▶ _CHALLENGE_
Skip the pictures. Reproduce all other material exactly.

▶ _MATERIAL PROVIDED_
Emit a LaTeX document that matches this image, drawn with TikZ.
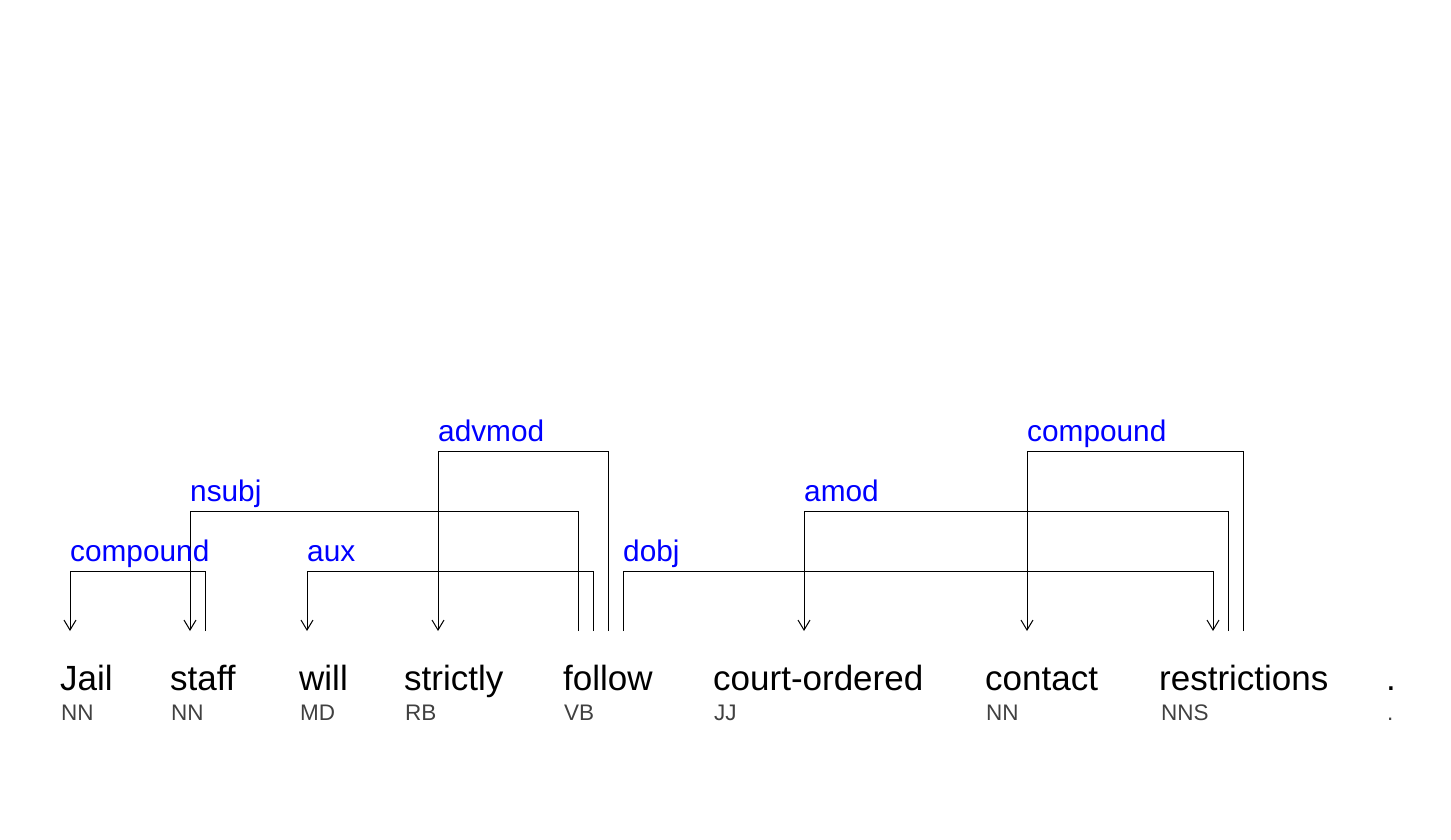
\documentclass[tikz,border=0pt]{standalone}
\usepackage{fontspec}
\setmainfont{Liberation Sans}
\usepackage{xcolor}
\usepackage{tikz}
\usetikzlibrary{arrows.meta}
\definecolor{tagGray}{HTML}{404040}
\definecolor{relBlue}{HTML}{0000FF}
\tikzstyle{word} = [anchor=base west, inner sep=0pt, font=\fontsize{35}{35}\selectfont]
\tikzstyle{tag} = [anchor=base west, inner sep=0pt, text=tagGray, font=\fontsize{22.5}{22.5}\selectfont]
\tikzstyle{rel} = [anchor=base west, inner sep=0pt, text=relBlue, font=\fontsize{29.8}{29.8}\selectfont]
\tikzstyle{arrow} = [line width=1pt,->,>={Straight Barb[length=10pt,width=12pt]}]

\begin{document}
\begin{tikzpicture}[x=1pt,y=-1pt]
\useasboundingbox (0,0) rectangle (1451,840);

% words
\node (jail) [word] at (60,690) {Jail};
\node (staff) [word] at (170,690) {staff};
\node (will) [word] at (299,690) {will};
\node (strictly) [word] at (404,690) {strictly};
\node (follow) [word] at (563,690) {follow};
\node (court) [word] at (713,690) {court-ordered};
\node (contact) [word] at (985,690) {contact};
\node (restr) [word] at (1159,690) {restrictions};
\node (dot) [word] at (1386,690) {.};

% tags
\node (jailTag) [tag] at (61,720) {NN};
\node (staffTag) [tag] at (171,720) {NN};
\node (willTag) [tag] at (300,720) {MD};
\node (strictlyTag) [tag] at (405,720) {RB};
\node (followTag) [tag] at (564,720) {VB};
\node (courtTag) [tag] at (714,720) {JJ};
\node (contactTag) [tag] at (986,720) {NN};
\node (restrTag) [tag] at (1161,720) {NNS};
\node (dotTag) [tag] at (1387,720) {.};

% arc ends
\coordinate (jailIn) at (70,631);
\coordinate (staffIn) at (190,631);
\coordinate (staffOut) at (205,631);
\coordinate (willIn) at (307,631);
\coordinate (strictlyIn) at (438,631);
\coordinate (followA) at (578,631);
\coordinate (followB) at (593,631);
\coordinate (followC) at (608,631);
\coordinate (followD) at (623,631);
\coordinate (courtIn) at (804,631);
\coordinate (contactIn) at (1027,631);
\coordinate (restrIn) at (1213,631);
\coordinate (restrA) at (1228,631);
\coordinate (restrB) at (1243,631);

% arcs
\draw [arrow] (staffOut) -- ++(0,-60) -| (jailIn);
\draw [arrow] (followA) -- ++(0,-120) -| (staffIn);
\draw [arrow] (followB) -- ++(0,-60) -| (willIn);
\draw [arrow] (followC) -- ++(0,-180) -| (strictlyIn);
\draw [arrow] (followD) -- ++(0,-60) -| (restrIn);
\draw [arrow] (restrA) -- ++(0,-120) -| (courtIn);
\draw [arrow] (restrB) -- ++(0,-180) -| (contactIn);

% labels
\node (compoundA) [rel] at (70,561) {compound};
\node (nsubj) [rel] at (190,501) {nsubj};
\node (aux) [rel] at (307,561) {aux};
\node (advmod) [rel] at (438,441) {advmod};
\node (dobj) [rel] at (623,561) {dobj};
\node (amod) [rel] at (804,501) {amod};
\node (compoundB) [rel] at (1027,441) {compound};

\end{tikzpicture}
\end{document}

▶ _FULL RESPONSE_
Emit a LaTeX document that matches this image, drawn with TikZ.
\documentclass[tikz,border=0pt]{standalone}
\usepackage{fontspec}
\setmainfont{Liberation Sans}
\usepackage{xcolor}
\usepackage{tikz}
\usetikzlibrary{arrows.meta}
\definecolor{tagGray}{HTML}{404040}
\definecolor{relBlue}{HTML}{0000FF}
\tikzstyle{word} = [anchor=base west, inner sep=0pt, font=\fontsize{35}{35}\selectfont]
\tikzstyle{tag} = [anchor=base west, inner sep=0pt, text=tagGray, font=\fontsize{22.5}{22.5}\selectfont]
\tikzstyle{rel} = [anchor=base west, inner sep=0pt, text=relBlue, font=\fontsize{29.8}{29.8}\selectfont]
\tikzstyle{arrow} = [line width=1pt,->,>={Straight Barb[length=10pt,width=12pt]}]

\begin{document}
\begin{tikzpicture}[x=1pt,y=-1pt]
\useasboundingbox (0,0) rectangle (1451,840);

% words
\node (jail) [word] at (60,690) {Jail};
\node (staff) [word] at (170,690) {staff};
\node (will) [word] at (299,690) {will};
\node (strictly) [word] at (404,690) {strictly};
\node (follow) [word] at (563,690) {follow};
\node (court) [word] at (713,690) {court-ordered};
\node (contact) [word] at (985,690) {contact};
\node (restr) [word] at (1159,690) {restrictions};
\node (dot) [word] at (1386,690) {.};

% tags
\node (jailTag) [tag] at (61,720) {NN};
\node (staffTag) [tag] at (171,720) {NN};
\node (willTag) [tag] at (300,720) {MD};
\node (strictlyTag) [tag] at (405,720) {RB};
\node (followTag) [tag] at (564,720) {VB};
\node (courtTag) [tag] at (714,720) {JJ};
\node (contactTag) [tag] at (986,720) {NN};
\node (restrTag) [tag] at (1161,720) {NNS};
\node (dotTag) [tag] at (1387,720) {.};

% arc ends
\coordinate (jailIn) at (70,631);
\coordinate (staffIn) at (190,631);
\coordinate (staffOut) at (205,631);
\coordinate (willIn) at (307,631);
\coordinate (strictlyIn) at (438,631);
\coordinate (followA) at (578,631);
\coordinate (followB) at (593,631);
\coordinate (followC) at (608,631);
\coordinate (followD) at (623,631);
\coordinate (courtIn) at (804,631);
\coordinate (contactIn) at (1027,631);
\coordinate (restrIn) at (1213,631);
\coordinate (restrA) at (1228,631);
\coordinate (restrB) at (1243,631);

% arcs
\draw [arrow] (staffOut) -- ++(0,-60) -| (jailIn);
\draw [arrow] (followA) -- ++(0,-120) -| (staffIn);
\draw [arrow] (followB) -- ++(0,-60) -| (willIn);
\draw [arrow] (followC) -- ++(0,-180) -| (strictlyIn);
\draw [arrow] (followD) -- ++(0,-60) -| (restrIn);
\draw [arrow] (restrA) -- ++(0,-120) -| (courtIn);
\draw [arrow] (restrB) -- ++(0,-180) -| (contactIn);

% labels
\node (compoundA) [rel] at (70,561) {compound};
\node (nsubj) [rel] at (190,501) {nsubj};
\node (aux) [rel] at (307,561) {aux};
\node (advmod) [rel] at (438,441) {advmod};
\node (dobj) [rel] at (623,561) {dobj};
\node (amod) [rel] at (804,501) {amod};
\node (compoundB) [rel] at (1027,441) {compound};

\end{tikzpicture}
\end{document}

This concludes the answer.